### Request
Omit every picture while repeating the entries exactly.

### Provided records
● ● ● ● ●

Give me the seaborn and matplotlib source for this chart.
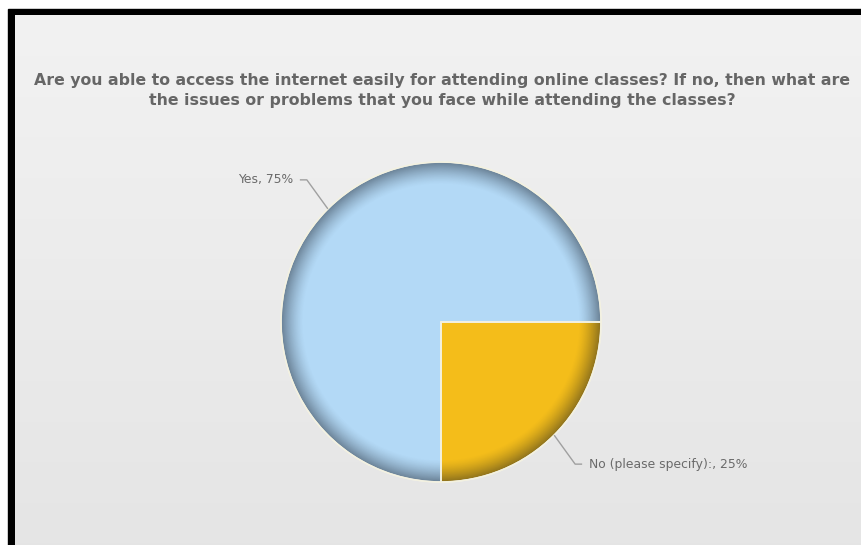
import numpy as np
import matplotlib
matplotlib.use("Agg")
import matplotlib.pyplot as plt
from matplotlib.patches import Circle, Rectangle, Wedge
import seaborn as sns

# Survey answers
categories = ["Yes", "No (please specify):"]
shares = [75, 25]
slice_colors = ["#b3d9f6", "#f4bd1a"]
title_lines = ["Are you able to access the internet easily for attending online classes? If no, then what are",
               "the issues or problems that you face while attending the classes?"]

sns.set_theme(style="white")
plt.rcParams["font.family"] = ["DejaVu Sans"]

W, H = 861, 545
fig = plt.figure(figsize=(W / 100, H / 100), dpi=100)
ax = fig.add_axes([0, 0, 1, 1])

# panel background: black frame and soft vertical gradient
ax.add_patch(Rectangle((0, 0), W, H, color="white", zorder=0))
ax.add_patch(Rectangle((8, 0), W - 8, H - 9, color="black", zorder=0.5))
grad = np.linspace(0, 1, 256)[:, None]
top = np.array([0.949, 0.949, 0.949])
bot = np.array([0.898, 0.898, 0.898])
bg = top[None, None, :] * (1 - grad[..., None]) + bot[None, None, :] * grad[..., None]
ax.imshow(bg, extent=(15, W, 0, H - 15), origin="upper", aspect="auto", zorder=1)

# pie
cx, cy, R = 441, 223, 160
wedges, _ = ax.pie(shares, colors=slice_colors, startangle=0, counterclock=True,
                   center=(cx, cy), radius=R, frame=True,
                   wedgeprops=dict(edgecolor="none", linewidth=0, zorder=3))
ax.set_xlim(0, W)
ax.set_ylim(0, H)
ax.set_aspect("equal")
ax.axis("off")

# rim shading inside the pie
n = 500
xs = np.linspace(cx - R, cx + R, n)
ys = np.linspace(cy - R, cy + R, n)
XX, YY = np.meshgrid(xs, ys)
rr = np.hypot(XX - cx, YY - cy) / R
t = np.clip((rr - 0.86) / 0.14, 0, 1)
alpha = 0.45 * t ** 1.4
shade = np.zeros((n, n, 4))
shade[..., 0] = 0.06
shade[..., 1] = 0.08
shade[..., 2] = 0.12
shade[..., 3] = alpha
im = ax.imshow(shade, extent=(cx - R, cx + R, cy - R, cy + R), origin="lower",
               aspect="auto", zorder=4, interpolation="bilinear")
im.set_clip_path(Circle((cx, cy), R, transform=ax.transData))
ax.add_patch(Circle((cx, cy), R, fill=False, edgecolor="#f4f4f0", linewidth=1.0, zorder=5))
# slice separators over the shading
for w in wedges:
    ax.add_patch(Wedge(w.center, w.r, w.theta1, w.theta2, fill=False,
                       edgecolor="#f3f1e0", linewidth=1.2, zorder=5))

# labels with connectors
label_color = "#6a6a6a"
line_color = "#a0a0a0"
cum = np.cumsum([0] + shares)
for i, (cat, val) in enumerate(zip(categories, shares)):
    mid = np.deg2rad((cum[i] + cum[i + 1]) / 2 / 100 * 360)
    ex, ey = cx + R * np.cos(mid), cy + R * np.sin(mid)
    sx = np.sign(np.cos(mid))
    sy = np.sign(np.sin(mid))
    kx, ky = ex + sx * 21, ey + sy * 29
    hx = kx + sx * 7
    ax.plot([ex, kx, hx], [ey, ky, ky], color=line_color, linewidth=1, zorder=6,
            solid_capstyle="butt")
    ax.text(hx + sx * 7, ky, f"{cat}, {val}%", ha="left" if sx > 0 else "right",
            va="center", fontsize=8.9, color=label_color, zorder=6)

for k, line in enumerate(title_lines):
    ax.text(442, H - (80 + 20 * k), line, ha="center", va="center", fontsize=11.35,
            fontweight="bold", color="#666666", zorder=6)

fig.savefig("out.png", dpi=100)
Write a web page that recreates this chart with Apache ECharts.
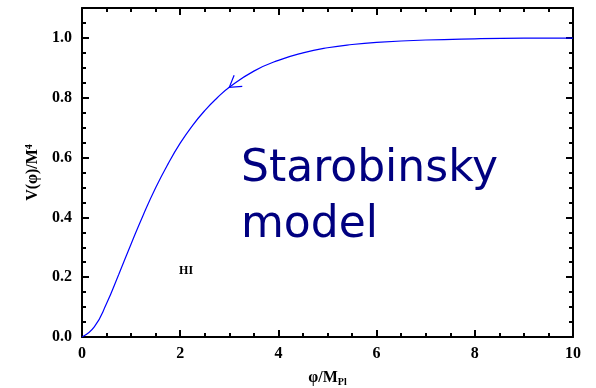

● ● ● ● ●

### Exercise response
Give me the seaborn and matplotlib source for this chart.
import numpy as np
import matplotlib
matplotlib.use("Agg")
import matplotlib.pyplot as plt
from matplotlib.patches import Circle, Rectangle, Wedge
import seaborn as sns

# Survey answers
categories = ["Yes", "No (please specify):"]
shares = [75, 25]
slice_colors = ["#b3d9f6", "#f4bd1a"]
title_lines = ["Are you able to access the internet easily for attending online classes? If no, then what are",
               "the issues or problems that you face while attending the classes?"]

sns.set_theme(style="white")
plt.rcParams["font.family"] = ["DejaVu Sans"]

W, H = 861, 545
fig = plt.figure(figsize=(W / 100, H / 100), dpi=100)
ax = fig.add_axes([0, 0, 1, 1])

# panel background: black frame and soft vertical gradient
ax.add_patch(Rectangle((0, 0), W, H, color="white", zorder=0))
ax.add_patch(Rectangle((8, 0), W - 8, H - 9, color="black", zorder=0.5))
grad = np.linspace(0, 1, 256)[:, None]
top = np.array([0.949, 0.949, 0.949])
bot = np.array([0.898, 0.898, 0.898])
bg = top[None, None, :] * (1 - grad[..., None]) + bot[None, None, :] * grad[..., None]
ax.imshow(bg, extent=(15, W, 0, H - 15), origin="upper", aspect="auto", zorder=1)

# pie
cx, cy, R = 441, 223, 160
wedges, _ = ax.pie(shares, colors=slice_colors, startangle=0, counterclock=True,
                   center=(cx, cy), radius=R, frame=True,
                   wedgeprops=dict(edgecolor="none", linewidth=0, zorder=3))
ax.set_xlim(0, W)
ax.set_ylim(0, H)
ax.set_aspect("equal")
ax.axis("off")

# rim shading inside the pie
n = 500
xs = np.linspace(cx - R, cx + R, n)
ys = np.linspace(cy - R, cy + R, n)
XX, YY = np.meshgrid(xs, ys)
rr = np.hypot(XX - cx, YY - cy) / R
t = np.clip((rr - 0.86) / 0.14, 0, 1)
alpha = 0.45 * t ** 1.4
shade = np.zeros((n, n, 4))
shade[..., 0] = 0.06
shade[..., 1] = 0.08
shade[..., 2] = 0.12
shade[..., 3] = alpha
im = ax.imshow(shade, extent=(cx - R, cx + R, cy - R, cy + R), origin="lower",
               aspect="auto", zorder=4, interpolation="bilinear")
im.set_clip_path(Circle((cx, cy), R, transform=ax.transData))
ax.add_patch(Circle((cx, cy), R, fill=False, edgecolor="#f4f4f0", linewidth=1.0, zorder=5))
# slice separators over the shading
for w in wedges:
    ax.add_patch(Wedge(w.center, w.r, w.theta1, w.theta2, fill=False,
                       edgecolor="#f3f1e0", linewidth=1.2, zorder=5))

# labels with connectors
label_color = "#6a6a6a"
line_color = "#a0a0a0"
cum = np.cumsum([0] + shares)
for i, (cat, val) in enumerate(zip(categories, shares)):
    mid = np.deg2rad((cum[i] + cum[i + 1]) / 2 / 100 * 360)
    ex, ey = cx + R * np.cos(mid), cy + R * np.sin(mid)
    sx = np.sign(np.cos(mid))
    sy = np.sign(np.sin(mid))
    kx, ky = ex + sx * 21, ey + sy * 29
    hx = kx + sx * 7
    ax.plot([ex, kx, hx], [ey, ky, ky], color=line_color, linewidth=1, zorder=6,
            solid_capstyle="butt")
    ax.text(hx + sx * 7, ky, f"{cat}, {val}%", ha="left" if sx > 0 else "right",
            va="center", fontsize=8.9, color=label_color, zorder=6)

for k, line in enumerate(title_lines):
    ax.text(442, H - (80 + 20 * k), line, ha="center", va="center", fontsize=11.35,
            fontweight="bold", color="#666666", zorder=6)

fig.savefig("out.png", dpi=100)
Write a web page that recreates this chart with Apache ECharts.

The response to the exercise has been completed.